6. He said that in respect of Sl. Nos. 4 and 5 the Commissioner has already granted relief as can be seen from the impugned order.
7. In support of his contention that the department was not justified in appropriating the above demands at that time, he heavily relied upon the decision of Madhya Pradesh High Court in the case of ‘National Industries reported in 2001 (134) E.LT. 616 (M.P.). Reliance is also placed by him in the case CCE, Jaipur v. Instrumentation Ltd. – 2002 (140) E.L.T. 518.

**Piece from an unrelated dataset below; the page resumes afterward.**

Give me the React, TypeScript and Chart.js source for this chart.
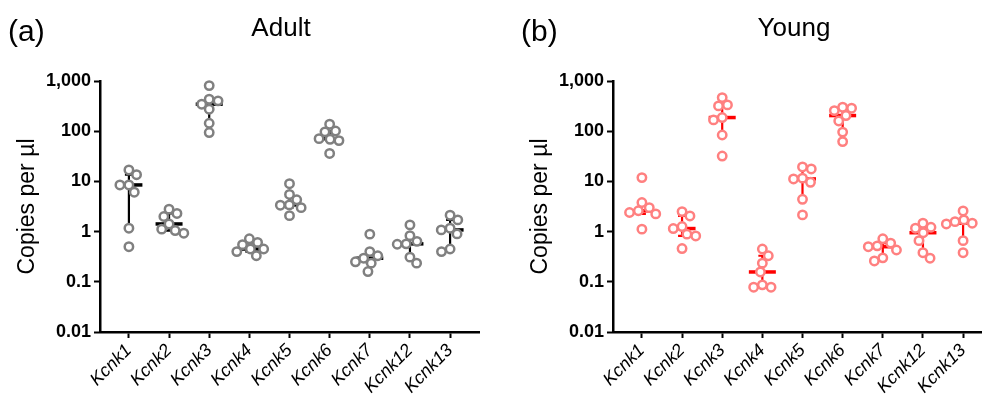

8. In the case of National Steel Industries Ltd., (supra), the High Court has observed that Section 11 of the Act provides for adjustment/deduction of the amount payable to a person from whom a sum is recoverable or due under the Act. In the instant case although some adjudication has been made against the petitioner, but the same is under challenge in appeal and his application for stay is also pending consideration before the Appellate Authority. Under these circumstances it cannot be said that the amount has become recoverable or due from him.
9. Smt. Radha Arun appearing for the Revenue submitted that she has nothing to say in respect of Sl. No. 3, nevertheless she justified the action of the Department in appropriating the amount of Rs. 43,66,800/- since there was no stay passed by the appellate authority at that point of time,
10. We have carefully considered the matter. We find that in the instant case, appellants have been challenging the above demands by way of appeals and they were pending before the respective appellate authorities. In respect of Sl. No. 1 as pointed out by the appellants Counsel, appeal was pending before the Tribunal at that time. As rightly observed by the Madhya Pradesh High Court, Section 11 of the Act provides for adjustment/deduction of the amount payable to a person from whom same is recoverable or due under the Act. In the instant case, though adjudication has been completed, the appellants have challenged the same by way of appeal and his application for stay was also pending before the Tribunal. In the facts and circumstances, it cannot be said that the amount has become recoverable or due from him. In the facts and circumstances Section 11 was erroneously applied by the adjudicating authority and the order passed by the authorities below on this issue deserves to be set aside. We do so accordingly. In the result appeal is allowed with consequential relief, if any.